If the mall Santas weren’t enough of a Christmas bellwether, you can also tell the holiday is coming when the substantial DVD box sets start turning up. Four collections of classic TV have made their way into release, and they’ll be welcome under any tree: for fans of stylish adventure, there’s Miami Vice: The Complete Series (Mill Creek Entertainment); country music lovers will hoot and holler for Hee Haw: Salute! (Time Life), featuring lots of iconic performances and comedy; everybody digs the car when it comes to Knight Rider: The Complete Series (Mill Creek Entertainment); and don’t miss The Carol Burnett Show: The Lost Episodes – Classic Carol (Time Life), featuring some of the small screen’s greatest variety performances, from the likes of George Carlin, Mama Cass, Lucille Ball, Ray Charles, Lana Turner, Bernadette Peters and many more.

Also available: Ashley Jensen (Ugly Betty) wowed critics as PR maven turned private eye in the hilarious mystery series Agatha Raisin (RLJ/Acorn); speaking of mysteries, the twists and turns of the acclaimed The Night Of (HBO Home Entertainment) will keep you guessing all the way to the end; nothing apparently says “autumn” like detective story Winter: The Complete Series (RLJ/Acorn) or the Easter production The Passion Live (Shout Factory).

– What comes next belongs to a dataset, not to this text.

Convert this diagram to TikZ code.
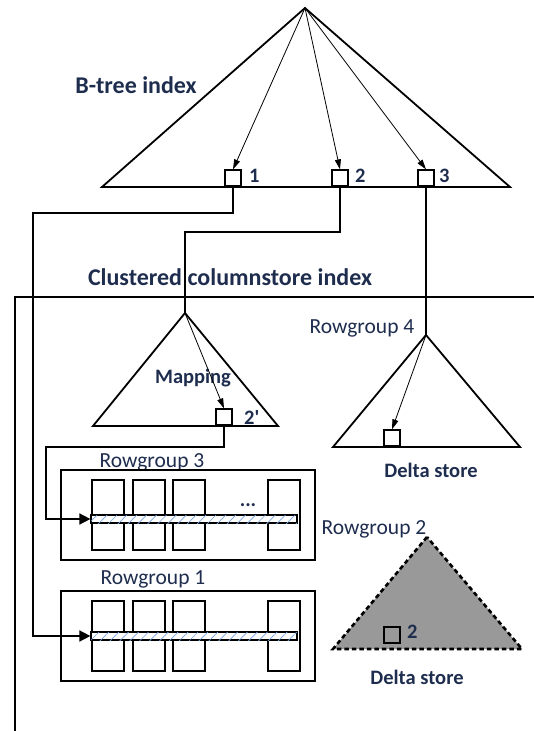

A few extra zeroes on an insurance check leads retirees Jessica Lange and Shirley MacLaine to live it up in the rollicking Wild Oats (Weinstein/Radius/Anchor Bay); intrigue, sibling rivalry and bro cuisine all share a stove in Feed the Beast: Season One (Lionsgate Home Entertainment); Marta Dusseldorp returns as the take-no-prisoners barrister in Janet King, Series 2: The Invisible Wound (RLJ/Acorn).